**WRITTEN REQUEST**
Transcribe the listing that follows in full, omitting pictures.
▼▼▼
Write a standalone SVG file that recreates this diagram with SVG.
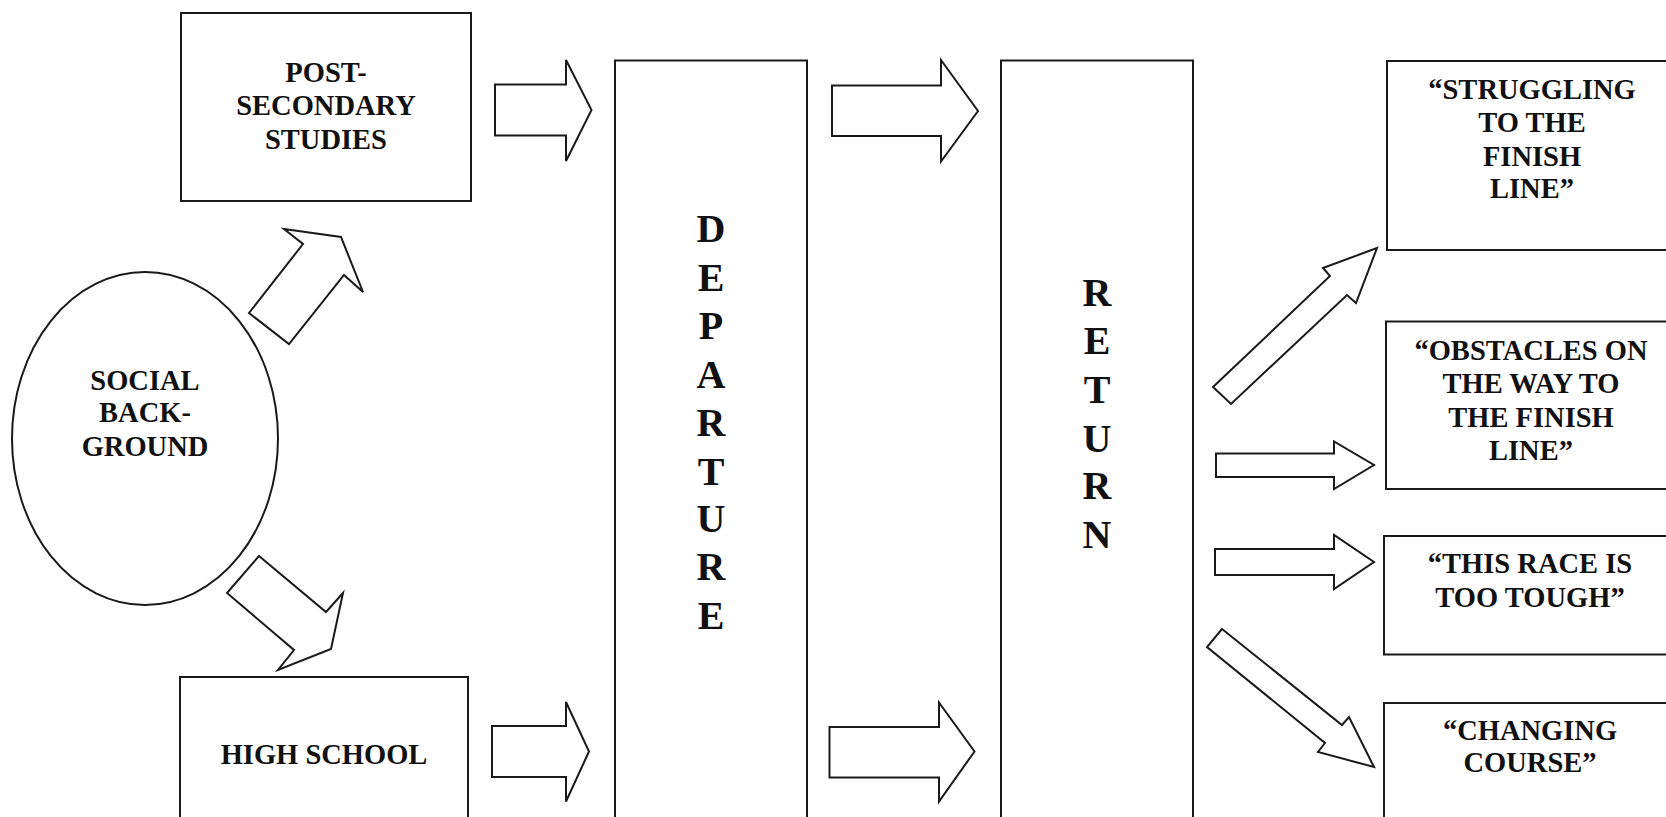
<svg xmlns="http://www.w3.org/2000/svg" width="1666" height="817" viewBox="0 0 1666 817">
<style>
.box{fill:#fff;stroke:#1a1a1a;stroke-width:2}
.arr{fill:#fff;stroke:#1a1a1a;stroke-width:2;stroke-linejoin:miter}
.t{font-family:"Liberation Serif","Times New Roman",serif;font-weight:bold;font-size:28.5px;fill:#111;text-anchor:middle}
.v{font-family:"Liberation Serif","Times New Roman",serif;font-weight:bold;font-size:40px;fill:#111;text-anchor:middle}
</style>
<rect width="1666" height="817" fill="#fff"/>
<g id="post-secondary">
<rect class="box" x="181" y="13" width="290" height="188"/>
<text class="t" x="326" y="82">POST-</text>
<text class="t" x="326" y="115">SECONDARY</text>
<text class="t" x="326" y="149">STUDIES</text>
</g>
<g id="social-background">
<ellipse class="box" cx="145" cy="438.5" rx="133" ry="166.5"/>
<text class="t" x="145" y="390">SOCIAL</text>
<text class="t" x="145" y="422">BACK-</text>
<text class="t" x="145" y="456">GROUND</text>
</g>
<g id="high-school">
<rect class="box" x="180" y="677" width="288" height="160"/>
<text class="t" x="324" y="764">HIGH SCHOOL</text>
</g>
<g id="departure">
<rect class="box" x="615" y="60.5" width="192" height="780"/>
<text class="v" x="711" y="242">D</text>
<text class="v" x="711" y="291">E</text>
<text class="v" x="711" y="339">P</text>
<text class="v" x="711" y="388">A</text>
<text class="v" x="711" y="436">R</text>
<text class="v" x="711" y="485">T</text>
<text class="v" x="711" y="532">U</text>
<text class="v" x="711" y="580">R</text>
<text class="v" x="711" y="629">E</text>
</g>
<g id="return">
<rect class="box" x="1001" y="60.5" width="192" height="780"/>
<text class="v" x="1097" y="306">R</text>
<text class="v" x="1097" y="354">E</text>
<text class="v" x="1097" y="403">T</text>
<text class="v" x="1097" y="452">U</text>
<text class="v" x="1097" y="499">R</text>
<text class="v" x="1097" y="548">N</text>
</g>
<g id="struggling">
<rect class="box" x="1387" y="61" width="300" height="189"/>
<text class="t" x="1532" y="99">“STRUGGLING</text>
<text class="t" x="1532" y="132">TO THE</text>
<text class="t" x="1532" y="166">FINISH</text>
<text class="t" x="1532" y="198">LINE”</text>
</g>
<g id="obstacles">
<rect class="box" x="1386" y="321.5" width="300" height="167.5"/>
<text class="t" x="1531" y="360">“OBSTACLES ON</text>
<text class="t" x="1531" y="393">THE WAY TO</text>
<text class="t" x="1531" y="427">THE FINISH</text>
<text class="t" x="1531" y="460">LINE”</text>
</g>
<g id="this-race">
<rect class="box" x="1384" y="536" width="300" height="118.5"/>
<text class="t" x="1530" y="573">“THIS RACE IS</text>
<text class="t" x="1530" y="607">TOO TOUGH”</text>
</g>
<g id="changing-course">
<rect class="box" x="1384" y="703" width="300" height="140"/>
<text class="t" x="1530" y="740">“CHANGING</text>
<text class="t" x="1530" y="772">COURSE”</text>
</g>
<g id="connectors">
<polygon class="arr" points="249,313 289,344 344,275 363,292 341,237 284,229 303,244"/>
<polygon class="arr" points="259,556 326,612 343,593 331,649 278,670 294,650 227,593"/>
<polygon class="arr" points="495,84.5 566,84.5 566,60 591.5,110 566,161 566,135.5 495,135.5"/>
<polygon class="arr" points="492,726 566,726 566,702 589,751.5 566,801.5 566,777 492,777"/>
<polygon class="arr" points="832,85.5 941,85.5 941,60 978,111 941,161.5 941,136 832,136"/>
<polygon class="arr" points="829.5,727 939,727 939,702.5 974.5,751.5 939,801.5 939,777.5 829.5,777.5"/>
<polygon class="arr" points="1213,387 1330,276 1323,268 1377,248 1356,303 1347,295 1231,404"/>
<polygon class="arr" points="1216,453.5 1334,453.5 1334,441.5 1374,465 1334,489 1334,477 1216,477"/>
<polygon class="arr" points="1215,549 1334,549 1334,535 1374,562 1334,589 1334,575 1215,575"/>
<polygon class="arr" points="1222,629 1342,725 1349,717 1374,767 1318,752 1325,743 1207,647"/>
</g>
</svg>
▲▲▲
**ANSWER TO THIS TASK**
Write a standalone SVG file that recreates this diagram with SVG.
<svg xmlns="http://www.w3.org/2000/svg" width="1666" height="817" viewBox="0 0 1666 817">
<style>
.box{fill:#fff;stroke:#1a1a1a;stroke-width:2}
.arr{fill:#fff;stroke:#1a1a1a;stroke-width:2;stroke-linejoin:miter}
.t{font-family:"Liberation Serif","Times New Roman",serif;font-weight:bold;font-size:28.5px;fill:#111;text-anchor:middle}
.v{font-family:"Liberation Serif","Times New Roman",serif;font-weight:bold;font-size:40px;fill:#111;text-anchor:middle}
</style>
<rect width="1666" height="817" fill="#fff"/>
<g id="post-secondary">
<rect class="box" x="181" y="13" width="290" height="188"/>
<text class="t" x="326" y="82">POST-</text>
<text class="t" x="326" y="115">SECONDARY</text>
<text class="t" x="326" y="149">STUDIES</text>
</g>
<g id="social-background">
<ellipse class="box" cx="145" cy="438.5" rx="133" ry="166.5"/>
<text class="t" x="145" y="390">SOCIAL</text>
<text class="t" x="145" y="422">BACK-</text>
<text class="t" x="145" y="456">GROUND</text>
</g>
<g id="high-school">
<rect class="box" x="180" y="677" width="288" height="160"/>
<text class="t" x="324" y="764">HIGH SCHOOL</text>
</g>
<g id="departure">
<rect class="box" x="615" y="60.5" width="192" height="780"/>
<text class="v" x="711" y="242">D</text>
<text class="v" x="711" y="291">E</text>
<text class="v" x="711" y="339">P</text>
<text class="v" x="711" y="388">A</text>
<text class="v" x="711" y="436">R</text>
<text class="v" x="711" y="485">T</text>
<text class="v" x="711" y="532">U</text>
<text class="v" x="711" y="580">R</text>
<text class="v" x="711" y="629">E</text>
</g>
<g id="return">
<rect class="box" x="1001" y="60.5" width="192" height="780"/>
<text class="v" x="1097" y="306">R</text>
<text class="v" x="1097" y="354">E</text>
<text class="v" x="1097" y="403">T</text>
<text class="v" x="1097" y="452">U</text>
<text class="v" x="1097" y="499">R</text>
<text class="v" x="1097" y="548">N</text>
</g>
<g id="struggling">
<rect class="box" x="1387" y="61" width="300" height="189"/>
<text class="t" x="1532" y="99">“STRUGGLING</text>
<text class="t" x="1532" y="132">TO THE</text>
<text class="t" x="1532" y="166">FINISH</text>
<text class="t" x="1532" y="198">LINE”</text>
</g>
<g id="obstacles">
<rect class="box" x="1386" y="321.5" width="300" height="167.5"/>
<text class="t" x="1531" y="360">“OBSTACLES ON</text>
<text class="t" x="1531" y="393">THE WAY TO</text>
<text class="t" x="1531" y="427">THE FINISH</text>
<text class="t" x="1531" y="460">LINE”</text>
</g>
<g id="this-race">
<rect class="box" x="1384" y="536" width="300" height="118.5"/>
<text class="t" x="1530" y="573">“THIS RACE IS</text>
<text class="t" x="1530" y="607">TOO TOUGH”</text>
</g>
<g id="changing-course">
<rect class="box" x="1384" y="703" width="300" height="140"/>
<text class="t" x="1530" y="740">“CHANGING</text>
<text class="t" x="1530" y="772">COURSE”</text>
</g>
<g id="connectors">
<polygon class="arr" points="249,313 289,344 344,275 363,292 341,237 284,229 303,244"/>
<polygon class="arr" points="259,556 326,612 343,593 331,649 278,670 294,650 227,593"/>
<polygon class="arr" points="495,84.5 566,84.5 566,60 591.5,110 566,161 566,135.5 495,135.5"/>
<polygon class="arr" points="492,726 566,726 566,702 589,751.5 566,801.5 566,777 492,777"/>
<polygon class="arr" points="832,85.5 941,85.5 941,60 978,111 941,161.5 941,136 832,136"/>
<polygon class="arr" points="829.5,727 939,727 939,702.5 974.5,751.5 939,801.5 939,777.5 829.5,777.5"/>
<polygon class="arr" points="1213,387 1330,276 1323,268 1377,248 1356,303 1347,295 1231,404"/>
<polygon class="arr" points="1216,453.5 1334,453.5 1334,441.5 1374,465 1334,489 1334,477 1216,477"/>
<polygon class="arr" points="1215,549 1334,549 1334,535 1374,562 1334,589 1334,575 1215,575"/>
<polygon class="arr" points="1222,629 1342,725 1349,717 1374,767 1318,752 1325,743 1207,647"/>
</g>
</svg>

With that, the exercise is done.